— What needs to be done —
All of the material below is to be returned exactly.

— Source material —
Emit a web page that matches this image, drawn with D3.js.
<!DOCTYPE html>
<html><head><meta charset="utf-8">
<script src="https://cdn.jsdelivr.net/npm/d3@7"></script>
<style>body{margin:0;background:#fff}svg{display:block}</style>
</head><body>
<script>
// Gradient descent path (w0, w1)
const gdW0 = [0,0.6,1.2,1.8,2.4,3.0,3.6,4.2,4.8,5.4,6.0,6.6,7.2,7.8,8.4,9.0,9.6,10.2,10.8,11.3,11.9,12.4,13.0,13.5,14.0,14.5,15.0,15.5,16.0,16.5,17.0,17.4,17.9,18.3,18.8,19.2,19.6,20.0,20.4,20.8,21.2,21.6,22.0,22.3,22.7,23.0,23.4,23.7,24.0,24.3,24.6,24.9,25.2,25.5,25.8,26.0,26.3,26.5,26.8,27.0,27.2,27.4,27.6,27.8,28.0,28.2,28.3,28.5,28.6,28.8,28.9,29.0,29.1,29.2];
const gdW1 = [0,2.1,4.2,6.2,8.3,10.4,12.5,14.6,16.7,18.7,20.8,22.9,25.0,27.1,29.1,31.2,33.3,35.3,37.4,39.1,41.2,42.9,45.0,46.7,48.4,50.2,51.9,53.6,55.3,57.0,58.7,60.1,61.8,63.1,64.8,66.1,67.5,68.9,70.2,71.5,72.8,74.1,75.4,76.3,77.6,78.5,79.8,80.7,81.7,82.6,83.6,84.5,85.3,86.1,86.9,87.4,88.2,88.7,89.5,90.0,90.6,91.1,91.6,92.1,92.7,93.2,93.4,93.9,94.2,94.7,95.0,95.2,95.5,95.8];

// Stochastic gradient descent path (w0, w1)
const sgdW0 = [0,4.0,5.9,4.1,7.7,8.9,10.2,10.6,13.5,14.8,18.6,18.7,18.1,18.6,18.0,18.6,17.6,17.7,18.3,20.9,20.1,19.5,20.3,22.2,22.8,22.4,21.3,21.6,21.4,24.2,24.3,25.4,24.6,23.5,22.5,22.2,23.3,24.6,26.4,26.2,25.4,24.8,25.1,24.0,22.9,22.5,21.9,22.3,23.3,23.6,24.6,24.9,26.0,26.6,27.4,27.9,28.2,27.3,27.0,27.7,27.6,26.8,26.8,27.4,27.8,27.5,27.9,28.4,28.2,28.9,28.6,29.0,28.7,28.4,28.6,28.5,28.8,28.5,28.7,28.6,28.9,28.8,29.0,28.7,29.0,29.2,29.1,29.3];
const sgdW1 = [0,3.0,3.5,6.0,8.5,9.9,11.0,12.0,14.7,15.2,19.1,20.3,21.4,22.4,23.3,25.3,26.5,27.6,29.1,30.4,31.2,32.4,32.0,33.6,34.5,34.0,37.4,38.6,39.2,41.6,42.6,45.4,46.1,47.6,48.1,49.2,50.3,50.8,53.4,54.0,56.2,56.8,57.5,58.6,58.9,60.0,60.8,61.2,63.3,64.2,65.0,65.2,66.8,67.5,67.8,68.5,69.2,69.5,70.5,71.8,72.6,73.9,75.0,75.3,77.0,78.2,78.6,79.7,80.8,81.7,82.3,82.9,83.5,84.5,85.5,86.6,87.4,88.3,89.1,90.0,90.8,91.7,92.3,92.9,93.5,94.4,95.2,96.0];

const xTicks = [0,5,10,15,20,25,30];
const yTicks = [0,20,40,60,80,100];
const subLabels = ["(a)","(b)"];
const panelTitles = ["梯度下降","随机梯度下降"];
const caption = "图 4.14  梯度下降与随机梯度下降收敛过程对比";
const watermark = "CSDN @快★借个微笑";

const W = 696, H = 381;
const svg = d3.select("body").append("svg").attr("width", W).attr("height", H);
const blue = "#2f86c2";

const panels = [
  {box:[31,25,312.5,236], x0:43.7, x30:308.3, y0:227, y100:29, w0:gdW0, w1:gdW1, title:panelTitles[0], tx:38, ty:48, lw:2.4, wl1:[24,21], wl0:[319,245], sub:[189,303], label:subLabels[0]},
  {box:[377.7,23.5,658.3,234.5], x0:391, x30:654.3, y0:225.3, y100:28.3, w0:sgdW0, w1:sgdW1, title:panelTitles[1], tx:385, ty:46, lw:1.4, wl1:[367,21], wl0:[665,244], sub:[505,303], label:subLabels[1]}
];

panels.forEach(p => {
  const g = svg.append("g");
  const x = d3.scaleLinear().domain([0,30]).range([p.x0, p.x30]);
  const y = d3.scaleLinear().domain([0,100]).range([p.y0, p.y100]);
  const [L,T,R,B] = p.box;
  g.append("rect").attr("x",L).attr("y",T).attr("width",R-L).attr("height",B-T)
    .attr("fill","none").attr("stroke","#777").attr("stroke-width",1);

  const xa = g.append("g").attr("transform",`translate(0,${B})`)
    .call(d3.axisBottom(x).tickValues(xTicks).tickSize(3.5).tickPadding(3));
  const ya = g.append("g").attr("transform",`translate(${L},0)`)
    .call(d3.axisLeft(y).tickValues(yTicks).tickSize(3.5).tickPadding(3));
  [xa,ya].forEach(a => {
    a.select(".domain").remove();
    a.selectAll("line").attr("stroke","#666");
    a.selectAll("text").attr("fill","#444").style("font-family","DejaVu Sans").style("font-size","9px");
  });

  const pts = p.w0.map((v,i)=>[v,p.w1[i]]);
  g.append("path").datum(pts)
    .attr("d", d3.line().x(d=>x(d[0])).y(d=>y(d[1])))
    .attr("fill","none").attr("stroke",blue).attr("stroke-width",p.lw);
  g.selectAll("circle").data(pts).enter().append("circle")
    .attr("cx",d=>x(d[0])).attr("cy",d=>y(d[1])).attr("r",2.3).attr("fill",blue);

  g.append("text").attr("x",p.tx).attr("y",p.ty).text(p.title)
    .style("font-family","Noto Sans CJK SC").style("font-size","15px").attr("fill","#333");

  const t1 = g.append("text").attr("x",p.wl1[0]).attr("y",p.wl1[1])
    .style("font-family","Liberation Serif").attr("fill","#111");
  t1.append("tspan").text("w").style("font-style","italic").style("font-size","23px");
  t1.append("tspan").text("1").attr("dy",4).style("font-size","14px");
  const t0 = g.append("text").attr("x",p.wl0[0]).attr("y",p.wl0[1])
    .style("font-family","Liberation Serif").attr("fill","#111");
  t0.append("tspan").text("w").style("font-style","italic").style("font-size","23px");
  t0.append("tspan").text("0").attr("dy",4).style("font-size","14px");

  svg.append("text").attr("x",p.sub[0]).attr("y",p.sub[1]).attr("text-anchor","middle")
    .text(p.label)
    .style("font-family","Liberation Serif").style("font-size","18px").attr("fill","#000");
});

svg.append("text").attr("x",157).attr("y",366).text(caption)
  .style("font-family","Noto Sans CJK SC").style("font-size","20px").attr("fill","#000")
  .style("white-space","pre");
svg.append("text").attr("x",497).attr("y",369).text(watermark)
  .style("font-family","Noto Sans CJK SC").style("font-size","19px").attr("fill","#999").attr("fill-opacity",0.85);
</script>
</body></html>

— Answer to this problem —
Emit a web page that matches this image, drawn with D3.js.
<!DOCTYPE html>
<html><head><meta charset="utf-8">
<script src="https://cdn.jsdelivr.net/npm/d3@7"></script>
<style>body{margin:0;background:#fff}svg{display:block}</style>
</head><body>
<script>
// Gradient descent path (w0, w1)
const gdW0 = [0,0.6,1.2,1.8,2.4,3.0,3.6,4.2,4.8,5.4,6.0,6.6,7.2,7.8,8.4,9.0,9.6,10.2,10.8,11.3,11.9,12.4,13.0,13.5,14.0,14.5,15.0,15.5,16.0,16.5,17.0,17.4,17.9,18.3,18.8,19.2,19.6,20.0,20.4,20.8,21.2,21.6,22.0,22.3,22.7,23.0,23.4,23.7,24.0,24.3,24.6,24.9,25.2,25.5,25.8,26.0,26.3,26.5,26.8,27.0,27.2,27.4,27.6,27.8,28.0,28.2,28.3,28.5,28.6,28.8,28.9,29.0,29.1,29.2];
const gdW1 = [0,2.1,4.2,6.2,8.3,10.4,12.5,14.6,16.7,18.7,20.8,22.9,25.0,27.1,29.1,31.2,33.3,35.3,37.4,39.1,41.2,42.9,45.0,46.7,48.4,50.2,51.9,53.6,55.3,57.0,58.7,60.1,61.8,63.1,64.8,66.1,67.5,68.9,70.2,71.5,72.8,74.1,75.4,76.3,77.6,78.5,79.8,80.7,81.7,82.6,83.6,84.5,85.3,86.1,86.9,87.4,88.2,88.7,89.5,90.0,90.6,91.1,91.6,92.1,92.7,93.2,93.4,93.9,94.2,94.7,95.0,95.2,95.5,95.8];

// Stochastic gradient descent path (w0, w1)
const sgdW0 = [0,4.0,5.9,4.1,7.7,8.9,10.2,10.6,13.5,14.8,18.6,18.7,18.1,18.6,18.0,18.6,17.6,17.7,18.3,20.9,20.1,19.5,20.3,22.2,22.8,22.4,21.3,21.6,21.4,24.2,24.3,25.4,24.6,23.5,22.5,22.2,23.3,24.6,26.4,26.2,25.4,24.8,25.1,24.0,22.9,22.5,21.9,22.3,23.3,23.6,24.6,24.9,26.0,26.6,27.4,27.9,28.2,27.3,27.0,27.7,27.6,26.8,26.8,27.4,27.8,27.5,27.9,28.4,28.2,28.9,28.6,29.0,28.7,28.4,28.6,28.5,28.8,28.5,28.7,28.6,28.9,28.8,29.0,28.7,29.0,29.2,29.1,29.3];
const sgdW1 = [0,3.0,3.5,6.0,8.5,9.9,11.0,12.0,14.7,15.2,19.1,20.3,21.4,22.4,23.3,25.3,26.5,27.6,29.1,30.4,31.2,32.4,32.0,33.6,34.5,34.0,37.4,38.6,39.2,41.6,42.6,45.4,46.1,47.6,48.1,49.2,50.3,50.8,53.4,54.0,56.2,56.8,57.5,58.6,58.9,60.0,60.8,61.2,63.3,64.2,65.0,65.2,66.8,67.5,67.8,68.5,69.2,69.5,70.5,71.8,72.6,73.9,75.0,75.3,77.0,78.2,78.6,79.7,80.8,81.7,82.3,82.9,83.5,84.5,85.5,86.6,87.4,88.3,89.1,90.0,90.8,91.7,92.3,92.9,93.5,94.4,95.2,96.0];

const xTicks = [0,5,10,15,20,25,30];
const yTicks = [0,20,40,60,80,100];
const subLabels = ["(a)","(b)"];
const panelTitles = ["梯度下降","随机梯度下降"];
const caption = "图 4.14  梯度下降与随机梯度下降收敛过程对比";
const watermark = "CSDN @快★借个微笑";

const W = 696, H = 381;
const svg = d3.select("body").append("svg").attr("width", W).attr("height", H);
const blue = "#2f86c2";

const panels = [
  {box:[31,25,312.5,236], x0:43.7, x30:308.3, y0:227, y100:29, w0:gdW0, w1:gdW1, title:panelTitles[0], tx:38, ty:48, lw:2.4, wl1:[24,21], wl0:[319,245], sub:[189,303], label:subLabels[0]},
  {box:[377.7,23.5,658.3,234.5], x0:391, x30:654.3, y0:225.3, y100:28.3, w0:sgdW0, w1:sgdW1, title:panelTitles[1], tx:385, ty:46, lw:1.4, wl1:[367,21], wl0:[665,244], sub:[505,303], label:subLabels[1]}
];

panels.forEach(p => {
  const g = svg.append("g");
  const x = d3.scaleLinear().domain([0,30]).range([p.x0, p.x30]);
  const y = d3.scaleLinear().domain([0,100]).range([p.y0, p.y100]);
  const [L,T,R,B] = p.box;
  g.append("rect").attr("x",L).attr("y",T).attr("width",R-L).attr("height",B-T)
    .attr("fill","none").attr("stroke","#777").attr("stroke-width",1);

  const xa = g.append("g").attr("transform",`translate(0,${B})`)
    .call(d3.axisBottom(x).tickValues(xTicks).tickSize(3.5).tickPadding(3));
  const ya = g.append("g").attr("transform",`translate(${L},0)`)
    .call(d3.axisLeft(y).tickValues(yTicks).tickSize(3.5).tickPadding(3));
  [xa,ya].forEach(a => {
    a.select(".domain").remove();
    a.selectAll("line").attr("stroke","#666");
    a.selectAll("text").attr("fill","#444").style("font-family","DejaVu Sans").style("font-size","9px");
  });

  const pts = p.w0.map((v,i)=>[v,p.w1[i]]);
  g.append("path").datum(pts)
    .attr("d", d3.line().x(d=>x(d[0])).y(d=>y(d[1])))
    .attr("fill","none").attr("stroke",blue).attr("stroke-width",p.lw);
  g.selectAll("circle").data(pts).enter().append("circle")
    .attr("cx",d=>x(d[0])).attr("cy",d=>y(d[1])).attr("r",2.3).attr("fill",blue);

  g.append("text").attr("x",p.tx).attr("y",p.ty).text(p.title)
    .style("font-family","Noto Sans CJK SC").style("font-size","15px").attr("fill","#333");

  const t1 = g.append("text").attr("x",p.wl1[0]).attr("y",p.wl1[1])
    .style("font-family","Liberation Serif").attr("fill","#111");
  t1.append("tspan").text("w").style("font-style","italic").style("font-size","23px");
  t1.append("tspan").text("1").attr("dy",4).style("font-size","14px");
  const t0 = g.append("text").attr("x",p.wl0[0]).attr("y",p.wl0[1])
    .style("font-family","Liberation Serif").attr("fill","#111");
  t0.append("tspan").text("w").style("font-style","italic").style("font-size","23px");
  t0.append("tspan").text("0").attr("dy",4).style("font-size","14px");

  svg.append("text").attr("x",p.sub[0]).attr("y",p.sub[1]).attr("text-anchor","middle")
    .text(p.label)
    .style("font-family","Liberation Serif").style("font-size","18px").attr("fill","#000");
});

svg.append("text").attr("x",157).attr("y",366).text(caption)
  .style("font-family","Noto Sans CJK SC").style("font-size","20px").attr("fill","#000")
  .style("white-space","pre");
svg.append("text").attr("x",497).attr("y",369).text(watermark)
  .style("font-family","Noto Sans CJK SC").style("font-size","19px").attr("fill","#999").attr("fill-opacity",0.85);
</script>
</body></html>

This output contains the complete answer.